Quando o Brasil entrar em campo contra a Croácia, às 17h
do próximo dia 12, em São Paulo, no estádio do Itaquerão – que os manos
corintianos não me leiam -, certamente milhões de brasileiros deixarão para
trás todas as farpas dirigidas nos últimos meses contra Copa e assumirão sem
vergonha e até com orgulho seu lado torcedor. Alguns o farão porque a excitação
causada pelo futebol falará mais alto, desbotando as críticas contra tudo o que
as preparações para a Copa representaram: mentiras políticas, ausência do tal
legado tal qual foi prometido, improvisação e desvio de dinheiro.
Outros o farão movidos pelo teor alcoólico do dia dos
jogos associado ao efeito manada. E mais alguns estão desde já movidos pelo
raciocínio pragmático avessado de Joana Havelange, a princesa herdeira do
cartola imorrível e para quem ?o que tinha de ser roubado já foi?… Então,
agora é relaxar e gozar com as bolas de Felipão. E claro, haverá a turma dos
black blocs e dos não tão blocs assim, mas dispostos a fazer algum barulho.
No entanto, independentemente de como o brasileiro vai
se comportar quando os primeiros estádios abrirem as portas para os primeiros
chutes na bola, é fato que há algo de muito estranho, estranhíssimo, (não)

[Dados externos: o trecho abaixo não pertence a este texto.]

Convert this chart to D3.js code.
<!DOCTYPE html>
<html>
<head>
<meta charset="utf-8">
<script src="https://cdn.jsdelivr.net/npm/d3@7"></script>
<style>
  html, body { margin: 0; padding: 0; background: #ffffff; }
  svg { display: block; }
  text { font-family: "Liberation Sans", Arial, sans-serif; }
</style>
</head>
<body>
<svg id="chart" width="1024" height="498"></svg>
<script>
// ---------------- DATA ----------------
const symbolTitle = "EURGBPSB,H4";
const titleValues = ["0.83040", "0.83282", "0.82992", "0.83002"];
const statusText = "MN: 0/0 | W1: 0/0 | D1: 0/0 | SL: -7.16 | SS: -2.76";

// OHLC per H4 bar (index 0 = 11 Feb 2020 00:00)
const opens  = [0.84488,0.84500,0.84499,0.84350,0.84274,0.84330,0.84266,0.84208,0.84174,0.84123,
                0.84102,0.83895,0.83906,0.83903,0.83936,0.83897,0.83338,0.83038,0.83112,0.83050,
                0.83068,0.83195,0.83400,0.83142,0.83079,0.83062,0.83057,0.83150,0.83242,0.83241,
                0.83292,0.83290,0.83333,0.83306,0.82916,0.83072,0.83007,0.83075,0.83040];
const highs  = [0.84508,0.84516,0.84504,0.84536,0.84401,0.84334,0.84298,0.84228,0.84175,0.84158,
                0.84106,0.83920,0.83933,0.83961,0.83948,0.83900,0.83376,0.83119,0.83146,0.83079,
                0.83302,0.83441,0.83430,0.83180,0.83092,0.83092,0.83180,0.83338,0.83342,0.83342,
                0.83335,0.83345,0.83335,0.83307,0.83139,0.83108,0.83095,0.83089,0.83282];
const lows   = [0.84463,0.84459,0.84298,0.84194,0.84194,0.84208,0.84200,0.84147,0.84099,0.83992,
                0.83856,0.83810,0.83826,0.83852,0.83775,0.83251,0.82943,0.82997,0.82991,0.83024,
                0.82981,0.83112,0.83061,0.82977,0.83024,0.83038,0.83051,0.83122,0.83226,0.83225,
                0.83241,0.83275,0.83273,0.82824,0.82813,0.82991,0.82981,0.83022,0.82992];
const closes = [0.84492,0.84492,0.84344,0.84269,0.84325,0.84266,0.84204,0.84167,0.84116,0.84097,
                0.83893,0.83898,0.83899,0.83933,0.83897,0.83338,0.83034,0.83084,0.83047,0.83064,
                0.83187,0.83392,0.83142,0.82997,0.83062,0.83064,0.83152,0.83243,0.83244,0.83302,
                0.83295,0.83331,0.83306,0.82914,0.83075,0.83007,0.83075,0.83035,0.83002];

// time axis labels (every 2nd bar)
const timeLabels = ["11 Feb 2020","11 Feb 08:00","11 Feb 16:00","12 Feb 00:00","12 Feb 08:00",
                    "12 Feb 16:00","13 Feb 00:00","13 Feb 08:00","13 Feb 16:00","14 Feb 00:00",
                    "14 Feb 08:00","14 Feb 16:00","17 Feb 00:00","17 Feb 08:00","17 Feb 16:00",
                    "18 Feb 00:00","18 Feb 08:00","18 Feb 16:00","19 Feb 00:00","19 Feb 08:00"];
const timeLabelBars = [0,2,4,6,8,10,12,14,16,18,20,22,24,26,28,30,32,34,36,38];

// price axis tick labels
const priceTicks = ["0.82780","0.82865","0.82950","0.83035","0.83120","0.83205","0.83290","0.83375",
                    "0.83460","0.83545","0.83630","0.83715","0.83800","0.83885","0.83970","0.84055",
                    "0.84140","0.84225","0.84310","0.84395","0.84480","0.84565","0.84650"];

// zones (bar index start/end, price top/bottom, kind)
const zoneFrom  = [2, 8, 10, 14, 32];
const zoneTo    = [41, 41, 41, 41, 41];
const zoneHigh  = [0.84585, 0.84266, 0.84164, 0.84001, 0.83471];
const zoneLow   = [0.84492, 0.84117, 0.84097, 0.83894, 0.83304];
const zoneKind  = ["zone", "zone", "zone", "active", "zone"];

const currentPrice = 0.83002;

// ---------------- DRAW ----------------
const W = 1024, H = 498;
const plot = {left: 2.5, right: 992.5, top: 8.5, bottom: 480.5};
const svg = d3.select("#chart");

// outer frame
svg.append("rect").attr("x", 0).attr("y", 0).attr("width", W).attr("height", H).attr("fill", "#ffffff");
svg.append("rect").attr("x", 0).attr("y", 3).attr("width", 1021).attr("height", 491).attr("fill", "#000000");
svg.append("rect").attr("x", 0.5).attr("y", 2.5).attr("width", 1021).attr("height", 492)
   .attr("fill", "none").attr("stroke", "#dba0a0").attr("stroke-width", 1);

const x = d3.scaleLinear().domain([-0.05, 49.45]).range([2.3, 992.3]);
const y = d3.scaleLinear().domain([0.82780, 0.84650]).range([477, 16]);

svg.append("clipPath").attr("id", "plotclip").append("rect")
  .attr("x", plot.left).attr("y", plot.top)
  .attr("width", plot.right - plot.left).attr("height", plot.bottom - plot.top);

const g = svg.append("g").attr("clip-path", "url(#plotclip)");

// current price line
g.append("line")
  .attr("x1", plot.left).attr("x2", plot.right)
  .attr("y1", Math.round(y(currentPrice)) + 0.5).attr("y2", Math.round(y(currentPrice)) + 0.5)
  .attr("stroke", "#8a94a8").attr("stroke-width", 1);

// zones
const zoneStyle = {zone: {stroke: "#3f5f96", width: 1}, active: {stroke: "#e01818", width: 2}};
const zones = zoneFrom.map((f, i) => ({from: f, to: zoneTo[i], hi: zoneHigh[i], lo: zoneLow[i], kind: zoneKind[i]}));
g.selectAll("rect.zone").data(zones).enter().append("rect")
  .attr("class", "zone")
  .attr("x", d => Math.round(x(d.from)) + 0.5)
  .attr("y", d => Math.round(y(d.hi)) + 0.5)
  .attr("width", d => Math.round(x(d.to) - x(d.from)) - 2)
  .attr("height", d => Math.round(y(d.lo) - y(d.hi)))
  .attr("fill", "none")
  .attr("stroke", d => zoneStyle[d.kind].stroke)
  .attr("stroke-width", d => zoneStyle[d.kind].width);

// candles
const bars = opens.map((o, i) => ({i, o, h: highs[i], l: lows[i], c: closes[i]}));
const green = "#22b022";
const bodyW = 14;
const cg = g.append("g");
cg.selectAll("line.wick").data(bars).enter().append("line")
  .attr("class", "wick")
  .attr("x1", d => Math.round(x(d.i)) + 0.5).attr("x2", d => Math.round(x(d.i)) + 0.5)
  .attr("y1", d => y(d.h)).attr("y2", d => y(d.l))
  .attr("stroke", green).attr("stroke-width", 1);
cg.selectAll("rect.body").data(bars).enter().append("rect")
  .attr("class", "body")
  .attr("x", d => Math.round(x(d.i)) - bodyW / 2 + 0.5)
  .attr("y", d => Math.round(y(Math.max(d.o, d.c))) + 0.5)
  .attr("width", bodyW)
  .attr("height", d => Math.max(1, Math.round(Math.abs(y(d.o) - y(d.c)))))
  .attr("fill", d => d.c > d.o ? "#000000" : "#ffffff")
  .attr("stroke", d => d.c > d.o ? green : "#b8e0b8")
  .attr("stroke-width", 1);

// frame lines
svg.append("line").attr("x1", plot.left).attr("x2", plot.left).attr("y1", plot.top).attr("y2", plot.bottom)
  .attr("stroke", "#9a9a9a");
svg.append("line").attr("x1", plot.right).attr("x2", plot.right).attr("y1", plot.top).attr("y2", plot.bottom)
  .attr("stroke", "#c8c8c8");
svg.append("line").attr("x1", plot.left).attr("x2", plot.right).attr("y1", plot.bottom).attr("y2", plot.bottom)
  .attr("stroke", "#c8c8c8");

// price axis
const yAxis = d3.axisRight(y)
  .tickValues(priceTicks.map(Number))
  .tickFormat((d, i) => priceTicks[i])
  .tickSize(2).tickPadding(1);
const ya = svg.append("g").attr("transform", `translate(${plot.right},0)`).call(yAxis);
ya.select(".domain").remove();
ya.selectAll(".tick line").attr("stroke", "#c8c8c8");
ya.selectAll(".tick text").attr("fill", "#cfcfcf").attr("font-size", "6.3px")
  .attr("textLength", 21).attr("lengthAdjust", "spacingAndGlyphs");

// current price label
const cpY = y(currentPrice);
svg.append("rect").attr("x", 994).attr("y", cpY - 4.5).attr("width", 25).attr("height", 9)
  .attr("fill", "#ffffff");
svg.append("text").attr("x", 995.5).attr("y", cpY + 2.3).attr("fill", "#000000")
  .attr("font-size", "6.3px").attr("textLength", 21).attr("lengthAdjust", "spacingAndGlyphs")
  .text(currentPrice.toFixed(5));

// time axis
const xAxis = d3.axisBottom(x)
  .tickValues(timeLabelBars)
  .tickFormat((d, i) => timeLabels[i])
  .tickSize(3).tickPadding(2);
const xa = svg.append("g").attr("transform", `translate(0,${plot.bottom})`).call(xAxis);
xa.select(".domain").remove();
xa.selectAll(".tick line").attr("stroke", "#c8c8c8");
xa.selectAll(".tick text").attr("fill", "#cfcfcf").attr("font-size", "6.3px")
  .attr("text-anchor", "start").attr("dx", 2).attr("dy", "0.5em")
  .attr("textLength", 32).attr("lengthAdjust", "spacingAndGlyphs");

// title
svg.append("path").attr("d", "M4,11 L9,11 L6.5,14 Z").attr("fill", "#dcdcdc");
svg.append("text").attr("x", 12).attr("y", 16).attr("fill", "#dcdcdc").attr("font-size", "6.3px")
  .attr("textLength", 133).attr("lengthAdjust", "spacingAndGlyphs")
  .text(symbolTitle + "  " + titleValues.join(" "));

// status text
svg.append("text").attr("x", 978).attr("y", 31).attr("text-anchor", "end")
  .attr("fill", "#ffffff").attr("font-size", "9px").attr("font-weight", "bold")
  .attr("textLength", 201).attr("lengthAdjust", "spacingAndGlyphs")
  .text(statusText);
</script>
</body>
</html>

acontecendo nas ruas do país. Levando-se em conta que é o Brasil que está
sediando a Copa 2014 e que faltam apenas dez dias para Salvador sediar seu 1º
jogo do Mundial – entre as badaladas seleções da Espanha e da Holanda -,
pode-se dizer que o clima que se vê na rua é, na melhor das avaliações, de
indiferença. Apesar da TV não falar de outra coisa e de haver a cada intervalo
comercial trilhas sonoras entusiastas da Copa e da Seleção para todos os
gostos, o comportamento do brasileiro até agora tem sido de uma frieza que dói.

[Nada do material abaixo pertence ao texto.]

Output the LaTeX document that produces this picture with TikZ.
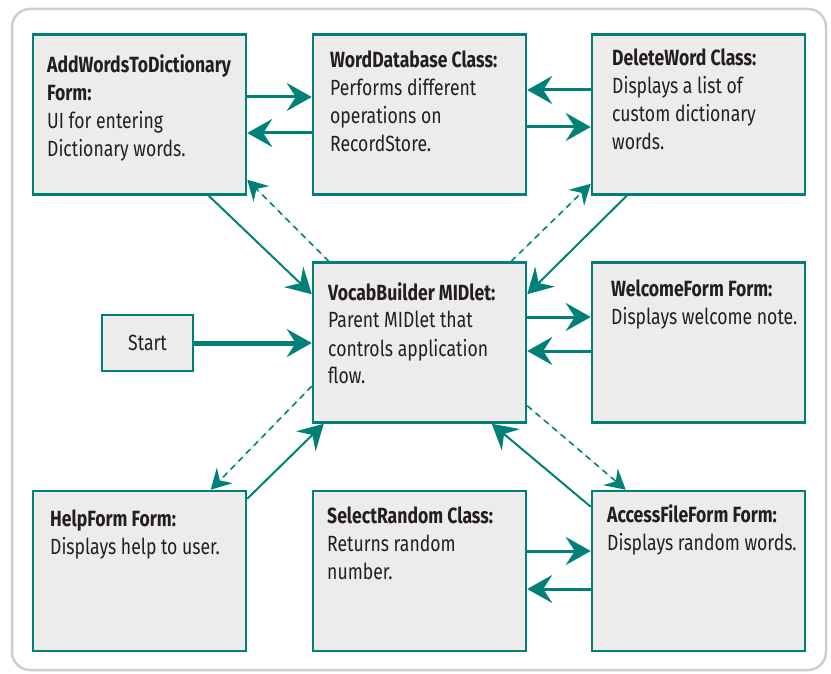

A impressão que se tem é que há uma Copa eletrônica na
TV e outra, pálida de dar dó, nas ruas. Em outros mundiais, realizadas em
outros países, a essa altura da proximidade do evento, milhões de brasileiros
já teriam começado a pintar paredes e calçadas e a pendurar bandeiras nas
fachadas de casas e edifícios. O que se vê, no entanto, é um comportamento chocho.
Em Salvador, até mesmo o básico do básico está faltando: onde estão as placas
de sinalização da cidade para orientar minimamente o deslocamento de quem vier
para a cidade pela primeira vez durante o evento? Se há algo que, de fato, tem
mobilizado torcedores até agora foi o fenômeno das figurinhas da Copa, cujo
álbum também contribuiu para a comédia de erros: Robinho foi escalado para o
time de papel, mas ficou fora da lista de Scolari.

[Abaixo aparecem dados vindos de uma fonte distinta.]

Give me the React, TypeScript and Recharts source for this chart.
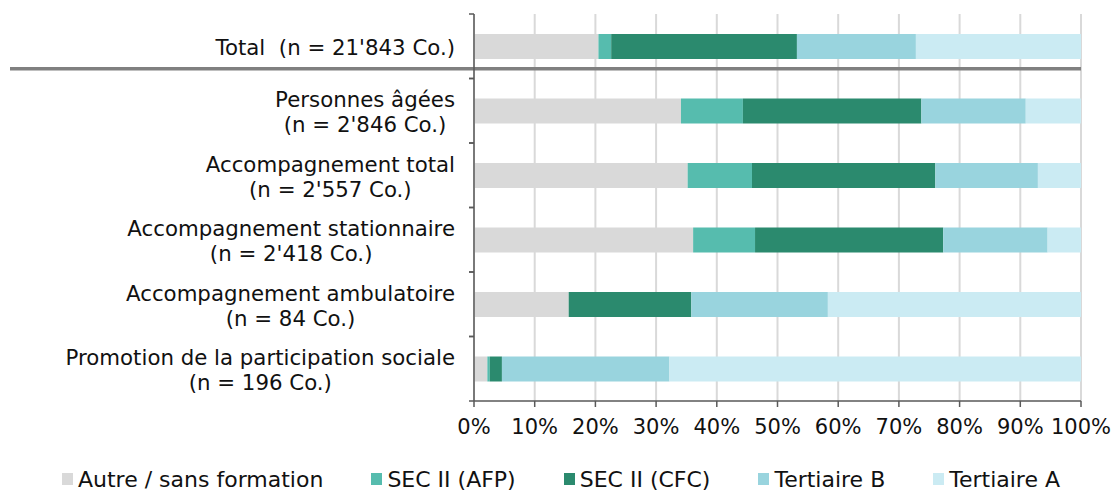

Embora quando se trata de tentar apontar qualquer
diagnóstico que explique tamanha indiferença da população diante de uma Copa
que já chegou haja sempre o risco de errar rude, como dizem os moços do Porta
dos Fundos, arriscar uma explicação não mata. A classe política brasileira e
seus conluios em torno da corrupção com empresários têm conseguido até agora
algo que se considerava historicamente improvável: retirar do brasileiro o
entusiasmo festivo em torno, se não da Copa do Mundo em si, mas, pelo menos das
movimentações que costumavam marcar os dias que antecediam a abertura do
Mundial. E ainda contam todo dia com um empurrãozinho de alguns ídolos do
futebol brasileiro, desses que quando abrem a boca muita gente pensa
automaticamente numa descarga de banheiro. Ronaldão e Pelé que o digam.